— begin Listed entries —
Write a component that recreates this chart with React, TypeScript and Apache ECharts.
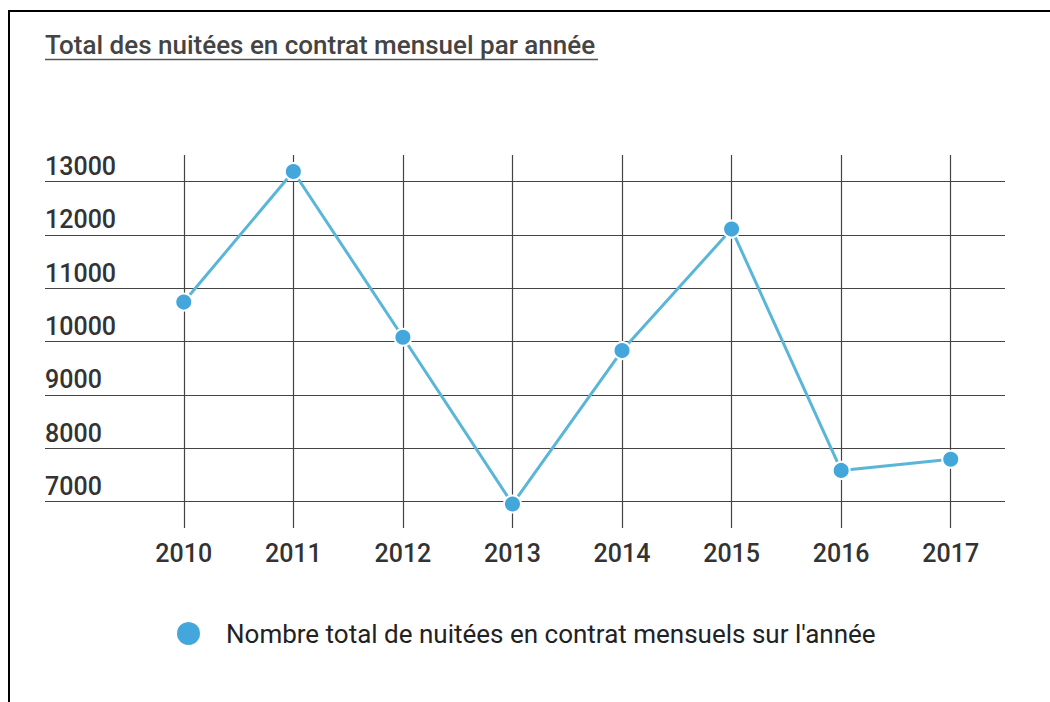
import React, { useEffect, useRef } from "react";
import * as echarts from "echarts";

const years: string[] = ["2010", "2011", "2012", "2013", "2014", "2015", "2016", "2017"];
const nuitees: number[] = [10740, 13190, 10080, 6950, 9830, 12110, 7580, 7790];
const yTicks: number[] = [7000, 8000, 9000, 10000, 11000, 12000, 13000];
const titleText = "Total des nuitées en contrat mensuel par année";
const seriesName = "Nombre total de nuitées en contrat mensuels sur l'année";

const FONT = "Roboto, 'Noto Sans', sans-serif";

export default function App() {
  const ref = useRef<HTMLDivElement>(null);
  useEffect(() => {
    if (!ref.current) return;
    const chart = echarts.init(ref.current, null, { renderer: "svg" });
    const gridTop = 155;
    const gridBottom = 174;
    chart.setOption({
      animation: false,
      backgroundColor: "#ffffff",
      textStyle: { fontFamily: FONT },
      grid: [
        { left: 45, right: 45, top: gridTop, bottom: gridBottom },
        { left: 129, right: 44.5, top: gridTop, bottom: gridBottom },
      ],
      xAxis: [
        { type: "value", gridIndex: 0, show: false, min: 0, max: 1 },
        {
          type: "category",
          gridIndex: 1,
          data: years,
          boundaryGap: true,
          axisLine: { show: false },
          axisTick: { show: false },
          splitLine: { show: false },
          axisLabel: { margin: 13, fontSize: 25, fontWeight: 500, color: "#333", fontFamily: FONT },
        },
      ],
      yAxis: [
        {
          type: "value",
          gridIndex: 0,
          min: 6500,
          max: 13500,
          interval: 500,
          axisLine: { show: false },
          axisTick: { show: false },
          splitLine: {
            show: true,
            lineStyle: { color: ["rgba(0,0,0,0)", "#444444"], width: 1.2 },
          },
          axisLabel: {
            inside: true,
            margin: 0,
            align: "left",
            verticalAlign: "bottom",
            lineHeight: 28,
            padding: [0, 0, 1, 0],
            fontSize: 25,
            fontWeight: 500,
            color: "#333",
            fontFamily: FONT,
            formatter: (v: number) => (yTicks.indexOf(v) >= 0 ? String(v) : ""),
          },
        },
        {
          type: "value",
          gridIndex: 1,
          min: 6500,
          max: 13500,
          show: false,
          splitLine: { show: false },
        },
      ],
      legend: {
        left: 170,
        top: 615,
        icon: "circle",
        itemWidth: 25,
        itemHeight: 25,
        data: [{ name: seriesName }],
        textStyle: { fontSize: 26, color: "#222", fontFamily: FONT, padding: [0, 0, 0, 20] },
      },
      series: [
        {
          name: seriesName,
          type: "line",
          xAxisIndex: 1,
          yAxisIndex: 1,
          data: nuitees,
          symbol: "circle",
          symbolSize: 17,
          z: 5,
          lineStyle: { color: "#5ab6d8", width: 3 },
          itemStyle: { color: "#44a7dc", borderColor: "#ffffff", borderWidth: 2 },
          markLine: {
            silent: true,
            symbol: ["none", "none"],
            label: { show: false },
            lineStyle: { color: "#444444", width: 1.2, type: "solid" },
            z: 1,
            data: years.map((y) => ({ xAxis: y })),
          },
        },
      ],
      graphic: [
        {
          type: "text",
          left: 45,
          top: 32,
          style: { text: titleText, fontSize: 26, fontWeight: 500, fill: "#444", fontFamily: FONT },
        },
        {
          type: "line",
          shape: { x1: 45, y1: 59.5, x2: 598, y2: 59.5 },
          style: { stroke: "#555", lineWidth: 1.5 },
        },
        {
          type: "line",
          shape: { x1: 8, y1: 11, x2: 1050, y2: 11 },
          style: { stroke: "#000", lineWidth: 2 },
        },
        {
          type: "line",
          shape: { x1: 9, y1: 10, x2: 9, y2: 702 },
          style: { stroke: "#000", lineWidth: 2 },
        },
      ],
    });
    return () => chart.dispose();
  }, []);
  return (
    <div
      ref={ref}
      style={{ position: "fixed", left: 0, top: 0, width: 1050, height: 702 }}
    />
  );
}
— end Listed entries —
— begin Listed entries —
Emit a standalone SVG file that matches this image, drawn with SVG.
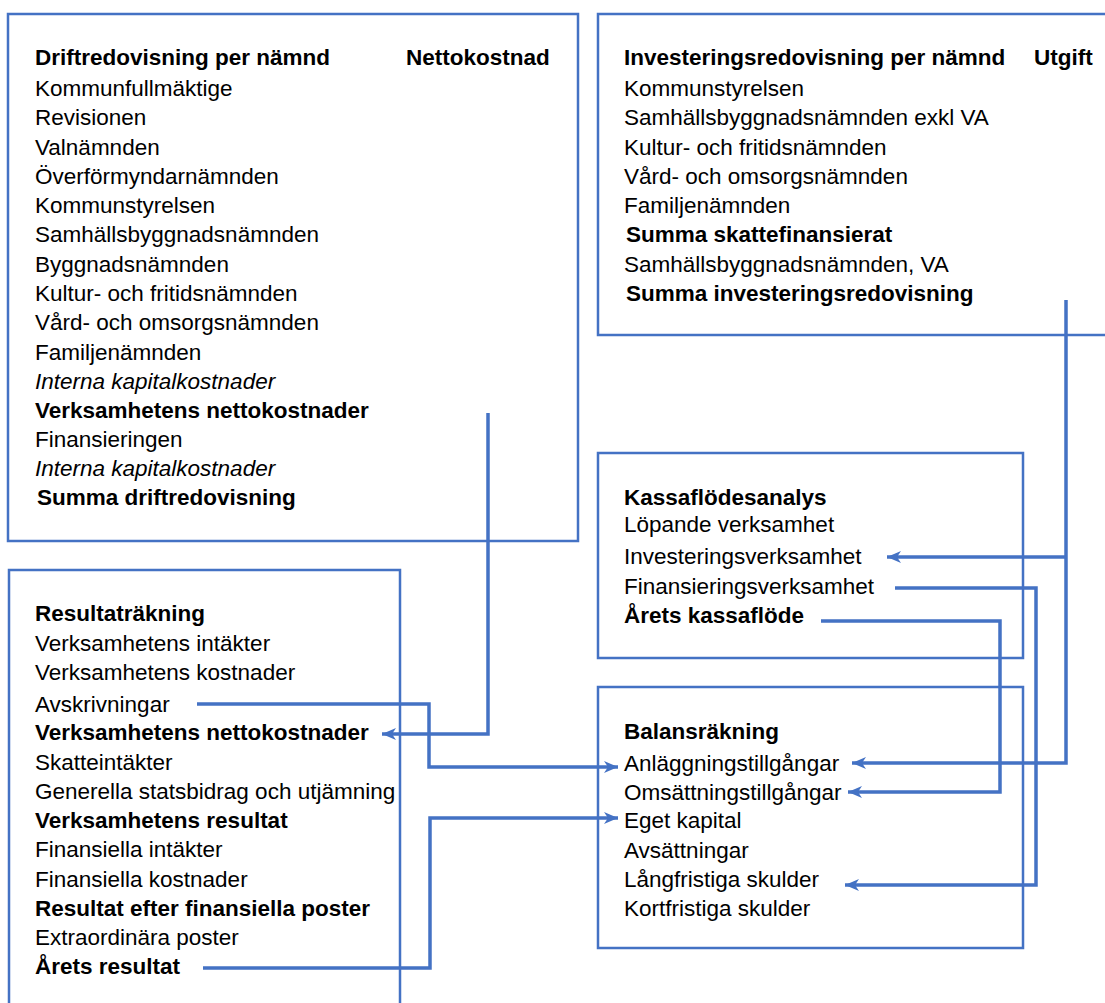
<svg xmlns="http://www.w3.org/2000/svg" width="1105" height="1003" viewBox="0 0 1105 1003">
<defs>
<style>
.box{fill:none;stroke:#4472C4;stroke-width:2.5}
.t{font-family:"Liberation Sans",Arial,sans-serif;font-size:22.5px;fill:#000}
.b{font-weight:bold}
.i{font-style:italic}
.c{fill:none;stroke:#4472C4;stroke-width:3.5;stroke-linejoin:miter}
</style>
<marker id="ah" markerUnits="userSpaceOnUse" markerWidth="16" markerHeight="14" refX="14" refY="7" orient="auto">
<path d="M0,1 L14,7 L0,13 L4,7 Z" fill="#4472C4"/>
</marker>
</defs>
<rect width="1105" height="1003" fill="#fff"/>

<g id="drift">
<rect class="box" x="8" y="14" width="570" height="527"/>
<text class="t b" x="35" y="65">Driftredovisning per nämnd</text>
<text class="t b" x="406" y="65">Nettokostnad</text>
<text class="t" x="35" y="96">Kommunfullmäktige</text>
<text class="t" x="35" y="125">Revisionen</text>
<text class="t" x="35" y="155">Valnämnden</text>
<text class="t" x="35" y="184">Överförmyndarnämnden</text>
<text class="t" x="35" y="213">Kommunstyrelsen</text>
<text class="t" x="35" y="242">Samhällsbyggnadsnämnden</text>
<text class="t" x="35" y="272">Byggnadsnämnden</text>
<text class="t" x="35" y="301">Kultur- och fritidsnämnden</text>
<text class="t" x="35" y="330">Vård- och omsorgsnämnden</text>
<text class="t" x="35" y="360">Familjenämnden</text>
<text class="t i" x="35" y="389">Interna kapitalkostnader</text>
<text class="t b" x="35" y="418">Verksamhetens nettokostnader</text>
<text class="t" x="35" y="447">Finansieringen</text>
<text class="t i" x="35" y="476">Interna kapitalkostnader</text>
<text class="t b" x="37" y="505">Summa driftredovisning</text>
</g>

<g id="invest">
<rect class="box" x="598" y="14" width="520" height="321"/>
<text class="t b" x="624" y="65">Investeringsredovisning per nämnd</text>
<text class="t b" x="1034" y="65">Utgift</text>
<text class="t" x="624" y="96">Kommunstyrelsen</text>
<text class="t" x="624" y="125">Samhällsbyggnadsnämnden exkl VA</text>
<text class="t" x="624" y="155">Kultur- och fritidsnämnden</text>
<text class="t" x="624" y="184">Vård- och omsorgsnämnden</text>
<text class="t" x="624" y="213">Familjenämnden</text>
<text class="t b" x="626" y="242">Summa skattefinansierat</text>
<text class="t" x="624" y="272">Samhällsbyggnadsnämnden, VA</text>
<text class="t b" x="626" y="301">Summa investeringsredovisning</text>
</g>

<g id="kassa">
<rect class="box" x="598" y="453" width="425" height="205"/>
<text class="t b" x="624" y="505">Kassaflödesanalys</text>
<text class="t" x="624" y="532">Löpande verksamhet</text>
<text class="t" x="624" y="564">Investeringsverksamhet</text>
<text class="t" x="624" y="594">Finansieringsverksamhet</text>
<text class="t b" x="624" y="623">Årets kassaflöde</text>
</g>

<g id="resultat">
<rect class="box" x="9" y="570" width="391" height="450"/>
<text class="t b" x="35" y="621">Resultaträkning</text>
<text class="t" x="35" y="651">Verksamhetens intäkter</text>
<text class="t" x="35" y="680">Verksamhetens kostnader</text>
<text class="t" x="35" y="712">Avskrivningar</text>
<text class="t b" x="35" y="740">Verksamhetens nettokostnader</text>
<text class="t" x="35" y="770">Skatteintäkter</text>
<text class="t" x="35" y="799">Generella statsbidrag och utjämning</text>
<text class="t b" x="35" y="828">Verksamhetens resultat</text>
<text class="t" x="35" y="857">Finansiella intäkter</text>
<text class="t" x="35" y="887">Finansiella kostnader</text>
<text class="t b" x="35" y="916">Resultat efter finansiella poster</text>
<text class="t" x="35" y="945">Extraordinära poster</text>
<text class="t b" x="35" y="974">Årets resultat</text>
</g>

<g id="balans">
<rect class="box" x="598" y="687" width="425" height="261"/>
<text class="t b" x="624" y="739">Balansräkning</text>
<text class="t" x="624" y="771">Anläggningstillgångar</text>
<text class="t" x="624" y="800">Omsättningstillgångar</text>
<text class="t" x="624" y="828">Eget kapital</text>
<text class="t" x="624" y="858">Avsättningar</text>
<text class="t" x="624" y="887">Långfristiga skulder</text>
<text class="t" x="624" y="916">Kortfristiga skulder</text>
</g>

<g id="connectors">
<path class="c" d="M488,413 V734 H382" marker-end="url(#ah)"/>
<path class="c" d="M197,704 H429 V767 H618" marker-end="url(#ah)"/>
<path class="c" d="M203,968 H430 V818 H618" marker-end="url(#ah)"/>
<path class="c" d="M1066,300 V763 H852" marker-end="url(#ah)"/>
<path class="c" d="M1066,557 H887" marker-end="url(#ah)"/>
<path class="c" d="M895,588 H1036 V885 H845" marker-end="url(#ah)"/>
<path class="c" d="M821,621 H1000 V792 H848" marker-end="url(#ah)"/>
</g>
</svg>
— end Listed entries —
— begin Listed entries —
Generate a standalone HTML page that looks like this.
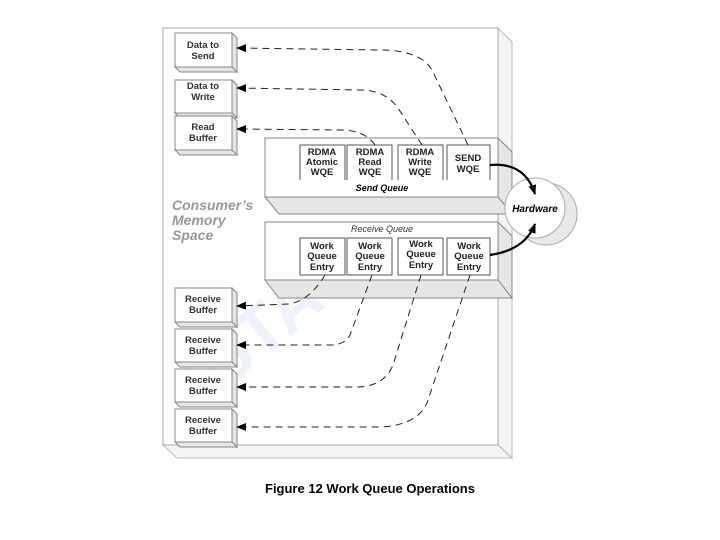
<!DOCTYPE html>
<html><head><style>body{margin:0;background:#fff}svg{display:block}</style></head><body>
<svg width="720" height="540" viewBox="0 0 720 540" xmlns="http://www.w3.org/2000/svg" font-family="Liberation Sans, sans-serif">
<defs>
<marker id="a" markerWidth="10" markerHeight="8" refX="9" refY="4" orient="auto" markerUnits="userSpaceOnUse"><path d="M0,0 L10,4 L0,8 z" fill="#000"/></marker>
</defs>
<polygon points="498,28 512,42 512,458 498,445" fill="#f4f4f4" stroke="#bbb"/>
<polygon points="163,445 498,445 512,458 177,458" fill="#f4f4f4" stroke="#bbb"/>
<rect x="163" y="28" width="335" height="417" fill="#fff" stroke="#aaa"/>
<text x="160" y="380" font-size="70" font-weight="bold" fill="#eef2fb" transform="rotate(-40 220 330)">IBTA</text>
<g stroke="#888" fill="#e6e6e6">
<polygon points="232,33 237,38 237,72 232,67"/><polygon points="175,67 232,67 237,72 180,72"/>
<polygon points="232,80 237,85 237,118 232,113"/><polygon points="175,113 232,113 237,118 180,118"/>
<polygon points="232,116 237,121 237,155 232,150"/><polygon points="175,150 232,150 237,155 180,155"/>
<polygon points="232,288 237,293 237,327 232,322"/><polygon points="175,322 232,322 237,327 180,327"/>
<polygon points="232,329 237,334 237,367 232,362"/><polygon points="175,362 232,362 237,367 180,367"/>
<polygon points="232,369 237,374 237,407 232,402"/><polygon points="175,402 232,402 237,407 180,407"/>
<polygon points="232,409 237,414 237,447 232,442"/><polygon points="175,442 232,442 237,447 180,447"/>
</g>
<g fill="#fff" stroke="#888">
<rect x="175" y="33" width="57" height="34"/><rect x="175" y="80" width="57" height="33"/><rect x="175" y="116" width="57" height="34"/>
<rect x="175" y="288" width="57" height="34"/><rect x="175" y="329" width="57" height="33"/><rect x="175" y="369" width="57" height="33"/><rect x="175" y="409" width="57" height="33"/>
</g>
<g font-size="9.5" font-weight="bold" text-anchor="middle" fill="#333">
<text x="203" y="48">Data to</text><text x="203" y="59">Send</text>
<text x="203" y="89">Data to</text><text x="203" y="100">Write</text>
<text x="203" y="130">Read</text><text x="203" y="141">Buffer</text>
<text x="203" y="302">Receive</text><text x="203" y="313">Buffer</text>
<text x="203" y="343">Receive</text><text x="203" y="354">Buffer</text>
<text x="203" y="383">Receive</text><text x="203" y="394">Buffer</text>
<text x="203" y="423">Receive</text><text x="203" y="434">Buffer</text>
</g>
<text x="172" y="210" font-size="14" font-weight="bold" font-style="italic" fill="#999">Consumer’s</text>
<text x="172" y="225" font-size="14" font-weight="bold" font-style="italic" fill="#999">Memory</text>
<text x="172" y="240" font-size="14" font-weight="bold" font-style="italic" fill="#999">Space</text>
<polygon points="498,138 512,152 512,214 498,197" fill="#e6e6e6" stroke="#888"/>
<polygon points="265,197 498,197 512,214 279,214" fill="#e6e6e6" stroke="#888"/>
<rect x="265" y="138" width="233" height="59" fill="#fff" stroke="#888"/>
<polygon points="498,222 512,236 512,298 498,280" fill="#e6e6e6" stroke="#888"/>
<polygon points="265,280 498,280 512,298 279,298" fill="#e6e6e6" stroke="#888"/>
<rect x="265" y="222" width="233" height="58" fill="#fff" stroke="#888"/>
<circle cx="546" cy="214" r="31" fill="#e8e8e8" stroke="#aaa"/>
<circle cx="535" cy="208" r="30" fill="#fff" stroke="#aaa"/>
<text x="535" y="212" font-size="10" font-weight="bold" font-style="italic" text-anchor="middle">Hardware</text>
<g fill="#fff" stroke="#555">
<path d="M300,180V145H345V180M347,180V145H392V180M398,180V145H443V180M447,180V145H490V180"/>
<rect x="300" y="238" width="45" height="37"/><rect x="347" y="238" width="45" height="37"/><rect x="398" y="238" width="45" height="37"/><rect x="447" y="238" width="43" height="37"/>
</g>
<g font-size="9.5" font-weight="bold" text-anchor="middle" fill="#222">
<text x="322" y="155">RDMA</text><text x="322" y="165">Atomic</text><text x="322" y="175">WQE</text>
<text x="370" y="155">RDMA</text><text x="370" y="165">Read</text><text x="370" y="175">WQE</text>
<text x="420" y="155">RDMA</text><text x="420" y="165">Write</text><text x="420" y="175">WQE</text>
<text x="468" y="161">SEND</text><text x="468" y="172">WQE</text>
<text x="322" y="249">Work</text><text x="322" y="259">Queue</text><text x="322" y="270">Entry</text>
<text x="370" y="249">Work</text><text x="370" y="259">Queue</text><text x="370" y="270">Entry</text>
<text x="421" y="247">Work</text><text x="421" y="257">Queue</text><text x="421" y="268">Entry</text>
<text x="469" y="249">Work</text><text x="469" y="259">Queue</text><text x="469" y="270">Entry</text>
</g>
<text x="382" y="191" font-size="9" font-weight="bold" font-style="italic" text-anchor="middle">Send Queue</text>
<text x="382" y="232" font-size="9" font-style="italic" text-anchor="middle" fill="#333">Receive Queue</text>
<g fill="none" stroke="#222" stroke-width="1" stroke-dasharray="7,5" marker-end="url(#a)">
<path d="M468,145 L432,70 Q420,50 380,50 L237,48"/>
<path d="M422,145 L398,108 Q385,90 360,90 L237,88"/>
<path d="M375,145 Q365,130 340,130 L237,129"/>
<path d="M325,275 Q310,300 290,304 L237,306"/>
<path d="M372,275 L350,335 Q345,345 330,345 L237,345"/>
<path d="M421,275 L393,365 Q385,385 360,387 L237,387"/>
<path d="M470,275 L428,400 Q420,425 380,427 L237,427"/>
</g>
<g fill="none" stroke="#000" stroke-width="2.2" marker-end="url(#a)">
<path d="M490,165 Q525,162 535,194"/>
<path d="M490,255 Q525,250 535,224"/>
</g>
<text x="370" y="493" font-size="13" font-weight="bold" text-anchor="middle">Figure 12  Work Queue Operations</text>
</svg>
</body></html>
— end Listed entries —
Exercise instructions: Your answer should be a single number: the count of lines holding the word "that".

Written solution: 3